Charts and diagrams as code
====
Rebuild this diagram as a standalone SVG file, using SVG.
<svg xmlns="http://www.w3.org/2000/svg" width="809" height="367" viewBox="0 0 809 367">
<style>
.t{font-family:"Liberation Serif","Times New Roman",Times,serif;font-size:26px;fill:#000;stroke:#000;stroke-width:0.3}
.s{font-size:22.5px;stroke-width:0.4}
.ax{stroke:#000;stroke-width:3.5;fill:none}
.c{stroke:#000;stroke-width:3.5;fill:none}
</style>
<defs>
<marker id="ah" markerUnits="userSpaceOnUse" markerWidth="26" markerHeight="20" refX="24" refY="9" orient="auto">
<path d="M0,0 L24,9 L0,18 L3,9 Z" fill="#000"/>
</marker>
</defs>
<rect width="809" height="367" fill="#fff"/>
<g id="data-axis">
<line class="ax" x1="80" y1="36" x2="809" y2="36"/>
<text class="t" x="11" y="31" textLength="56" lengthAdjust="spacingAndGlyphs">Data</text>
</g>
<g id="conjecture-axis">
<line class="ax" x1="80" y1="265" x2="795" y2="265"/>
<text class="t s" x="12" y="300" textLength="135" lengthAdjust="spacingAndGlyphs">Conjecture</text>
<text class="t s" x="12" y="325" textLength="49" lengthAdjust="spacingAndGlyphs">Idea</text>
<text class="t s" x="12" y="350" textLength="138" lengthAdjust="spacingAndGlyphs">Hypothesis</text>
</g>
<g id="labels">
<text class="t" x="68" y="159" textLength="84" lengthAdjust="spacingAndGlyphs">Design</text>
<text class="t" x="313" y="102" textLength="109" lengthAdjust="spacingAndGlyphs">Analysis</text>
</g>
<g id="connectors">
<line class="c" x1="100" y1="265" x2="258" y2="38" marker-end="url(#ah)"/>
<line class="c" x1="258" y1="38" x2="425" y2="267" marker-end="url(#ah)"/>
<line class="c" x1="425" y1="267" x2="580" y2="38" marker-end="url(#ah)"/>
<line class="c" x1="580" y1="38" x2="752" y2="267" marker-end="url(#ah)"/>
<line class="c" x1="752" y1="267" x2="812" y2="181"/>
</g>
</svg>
====
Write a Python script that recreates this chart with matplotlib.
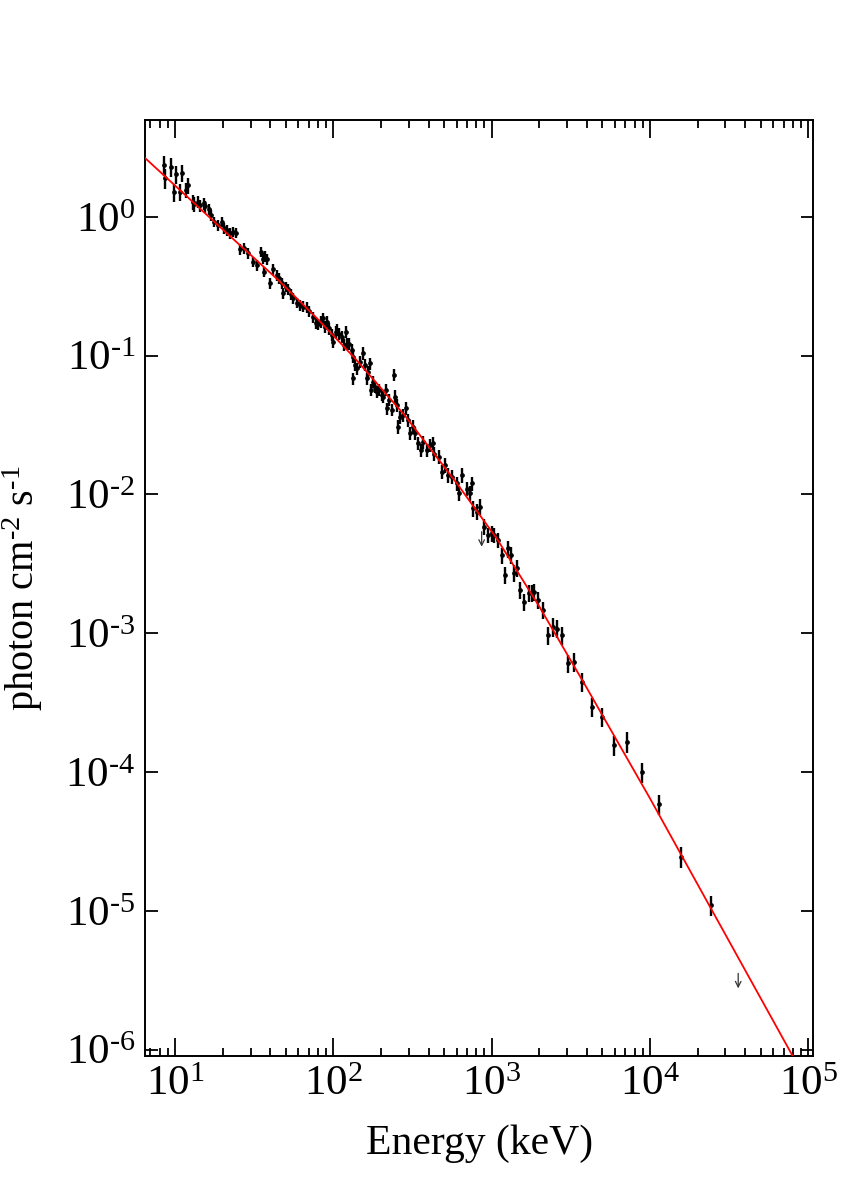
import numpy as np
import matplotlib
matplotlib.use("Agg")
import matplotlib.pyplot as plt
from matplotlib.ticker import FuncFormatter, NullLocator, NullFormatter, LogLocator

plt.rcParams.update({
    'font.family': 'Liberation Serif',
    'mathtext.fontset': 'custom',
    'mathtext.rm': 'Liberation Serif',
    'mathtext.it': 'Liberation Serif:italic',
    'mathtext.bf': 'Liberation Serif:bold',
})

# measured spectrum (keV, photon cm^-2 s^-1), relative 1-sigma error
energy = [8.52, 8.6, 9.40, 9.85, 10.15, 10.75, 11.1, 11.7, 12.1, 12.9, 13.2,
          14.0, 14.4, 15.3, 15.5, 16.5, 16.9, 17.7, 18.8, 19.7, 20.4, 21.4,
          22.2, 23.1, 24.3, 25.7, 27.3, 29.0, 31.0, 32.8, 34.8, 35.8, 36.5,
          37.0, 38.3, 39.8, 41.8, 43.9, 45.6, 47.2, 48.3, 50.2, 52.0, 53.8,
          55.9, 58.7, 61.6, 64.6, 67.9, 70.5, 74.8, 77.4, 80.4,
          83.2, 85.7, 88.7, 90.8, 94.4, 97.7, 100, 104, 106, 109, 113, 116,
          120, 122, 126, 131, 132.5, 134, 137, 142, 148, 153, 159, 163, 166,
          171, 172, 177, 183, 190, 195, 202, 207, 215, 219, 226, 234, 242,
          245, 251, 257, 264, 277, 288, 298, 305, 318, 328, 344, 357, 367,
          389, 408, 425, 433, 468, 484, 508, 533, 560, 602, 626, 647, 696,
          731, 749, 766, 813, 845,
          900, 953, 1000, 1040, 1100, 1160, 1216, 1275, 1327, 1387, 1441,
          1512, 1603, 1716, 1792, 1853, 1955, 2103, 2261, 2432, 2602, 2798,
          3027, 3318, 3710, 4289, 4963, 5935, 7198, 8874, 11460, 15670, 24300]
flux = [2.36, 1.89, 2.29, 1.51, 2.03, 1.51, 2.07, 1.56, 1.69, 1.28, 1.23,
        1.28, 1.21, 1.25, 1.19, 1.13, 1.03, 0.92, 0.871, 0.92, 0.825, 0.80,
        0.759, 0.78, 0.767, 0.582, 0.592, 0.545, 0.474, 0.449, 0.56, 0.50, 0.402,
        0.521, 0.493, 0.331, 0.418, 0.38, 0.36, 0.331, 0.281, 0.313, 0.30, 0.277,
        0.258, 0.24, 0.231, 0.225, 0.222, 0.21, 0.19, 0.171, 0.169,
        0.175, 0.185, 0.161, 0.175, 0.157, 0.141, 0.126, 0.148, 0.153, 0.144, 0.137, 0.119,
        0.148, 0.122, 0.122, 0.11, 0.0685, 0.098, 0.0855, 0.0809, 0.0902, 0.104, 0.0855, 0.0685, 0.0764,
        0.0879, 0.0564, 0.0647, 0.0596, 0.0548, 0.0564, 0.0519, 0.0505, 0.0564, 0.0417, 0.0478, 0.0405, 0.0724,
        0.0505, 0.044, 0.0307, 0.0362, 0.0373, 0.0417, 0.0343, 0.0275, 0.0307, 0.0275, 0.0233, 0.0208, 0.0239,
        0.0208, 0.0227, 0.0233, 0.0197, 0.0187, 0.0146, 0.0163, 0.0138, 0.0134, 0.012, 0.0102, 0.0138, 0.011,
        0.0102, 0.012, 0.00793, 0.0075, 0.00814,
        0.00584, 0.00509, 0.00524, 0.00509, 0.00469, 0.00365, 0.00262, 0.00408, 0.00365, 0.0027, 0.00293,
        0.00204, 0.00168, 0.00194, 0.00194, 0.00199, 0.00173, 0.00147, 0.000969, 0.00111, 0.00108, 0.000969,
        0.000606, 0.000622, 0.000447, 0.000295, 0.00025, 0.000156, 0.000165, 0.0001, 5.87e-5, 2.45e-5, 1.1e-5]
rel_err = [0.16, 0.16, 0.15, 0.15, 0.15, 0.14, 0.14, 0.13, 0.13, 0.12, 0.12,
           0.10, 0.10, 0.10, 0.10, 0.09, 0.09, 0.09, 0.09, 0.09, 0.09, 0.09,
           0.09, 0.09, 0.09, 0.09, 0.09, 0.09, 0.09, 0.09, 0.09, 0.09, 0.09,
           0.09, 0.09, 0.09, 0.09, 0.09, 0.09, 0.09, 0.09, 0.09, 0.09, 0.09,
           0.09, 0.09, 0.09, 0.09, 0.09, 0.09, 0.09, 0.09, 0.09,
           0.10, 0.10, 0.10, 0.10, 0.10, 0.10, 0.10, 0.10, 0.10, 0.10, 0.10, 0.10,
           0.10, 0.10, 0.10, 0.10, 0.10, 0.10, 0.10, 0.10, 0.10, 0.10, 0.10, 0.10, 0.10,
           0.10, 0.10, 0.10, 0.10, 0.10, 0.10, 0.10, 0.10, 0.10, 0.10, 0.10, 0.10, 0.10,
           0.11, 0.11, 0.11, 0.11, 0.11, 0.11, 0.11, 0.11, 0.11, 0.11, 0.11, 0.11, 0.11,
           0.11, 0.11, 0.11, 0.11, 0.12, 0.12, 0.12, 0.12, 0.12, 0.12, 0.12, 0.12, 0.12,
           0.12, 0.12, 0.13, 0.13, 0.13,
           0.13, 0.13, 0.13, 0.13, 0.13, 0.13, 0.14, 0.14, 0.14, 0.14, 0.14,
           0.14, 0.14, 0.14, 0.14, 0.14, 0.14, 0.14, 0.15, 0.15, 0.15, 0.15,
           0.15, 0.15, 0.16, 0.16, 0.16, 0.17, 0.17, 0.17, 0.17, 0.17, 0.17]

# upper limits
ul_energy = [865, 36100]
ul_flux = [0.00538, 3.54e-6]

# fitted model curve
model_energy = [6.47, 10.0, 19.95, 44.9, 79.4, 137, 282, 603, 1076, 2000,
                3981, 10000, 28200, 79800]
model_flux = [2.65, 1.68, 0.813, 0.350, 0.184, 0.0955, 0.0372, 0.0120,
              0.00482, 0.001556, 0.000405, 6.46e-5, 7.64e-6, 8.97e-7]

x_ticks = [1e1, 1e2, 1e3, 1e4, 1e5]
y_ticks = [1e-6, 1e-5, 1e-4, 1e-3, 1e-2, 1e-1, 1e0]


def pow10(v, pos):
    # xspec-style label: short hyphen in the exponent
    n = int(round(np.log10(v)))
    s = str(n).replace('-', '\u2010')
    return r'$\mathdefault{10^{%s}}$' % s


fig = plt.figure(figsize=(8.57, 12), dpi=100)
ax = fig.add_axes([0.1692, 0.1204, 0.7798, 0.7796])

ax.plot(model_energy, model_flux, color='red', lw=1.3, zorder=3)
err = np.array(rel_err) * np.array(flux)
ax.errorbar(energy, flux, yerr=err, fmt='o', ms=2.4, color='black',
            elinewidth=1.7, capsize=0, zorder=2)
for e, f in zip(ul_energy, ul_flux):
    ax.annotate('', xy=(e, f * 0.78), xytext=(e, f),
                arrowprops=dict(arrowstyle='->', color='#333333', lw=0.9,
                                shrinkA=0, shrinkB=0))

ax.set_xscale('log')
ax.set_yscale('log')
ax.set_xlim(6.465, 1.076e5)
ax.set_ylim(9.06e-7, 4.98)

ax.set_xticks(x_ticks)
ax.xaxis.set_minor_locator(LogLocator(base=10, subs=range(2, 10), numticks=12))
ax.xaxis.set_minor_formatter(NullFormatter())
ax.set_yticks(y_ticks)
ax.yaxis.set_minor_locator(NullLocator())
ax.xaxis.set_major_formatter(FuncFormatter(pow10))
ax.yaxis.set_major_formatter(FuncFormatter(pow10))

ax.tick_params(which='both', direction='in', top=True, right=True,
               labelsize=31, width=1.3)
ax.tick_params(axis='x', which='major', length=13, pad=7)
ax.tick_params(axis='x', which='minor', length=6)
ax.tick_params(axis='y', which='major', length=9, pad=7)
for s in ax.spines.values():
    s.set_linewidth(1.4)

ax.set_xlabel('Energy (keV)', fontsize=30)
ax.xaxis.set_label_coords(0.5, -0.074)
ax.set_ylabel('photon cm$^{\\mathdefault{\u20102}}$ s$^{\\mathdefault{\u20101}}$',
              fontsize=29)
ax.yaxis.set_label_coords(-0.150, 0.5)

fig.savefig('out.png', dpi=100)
====
[Aim of the task]
Every line from the one containing "Write a Python" to the one containing "from matplotlib.ticker import" should be output exactly, both ends included. Nothing else goes in, and no pictures either.

[Solution]
Write a Python script that recreates this chart with matplotlib.
import numpy as np
import matplotlib
matplotlib.use("Agg")
import matplotlib.pyplot as plt
from matplotlib.ticker import FuncFormatter, NullLocator, NullFormatter, LogLocator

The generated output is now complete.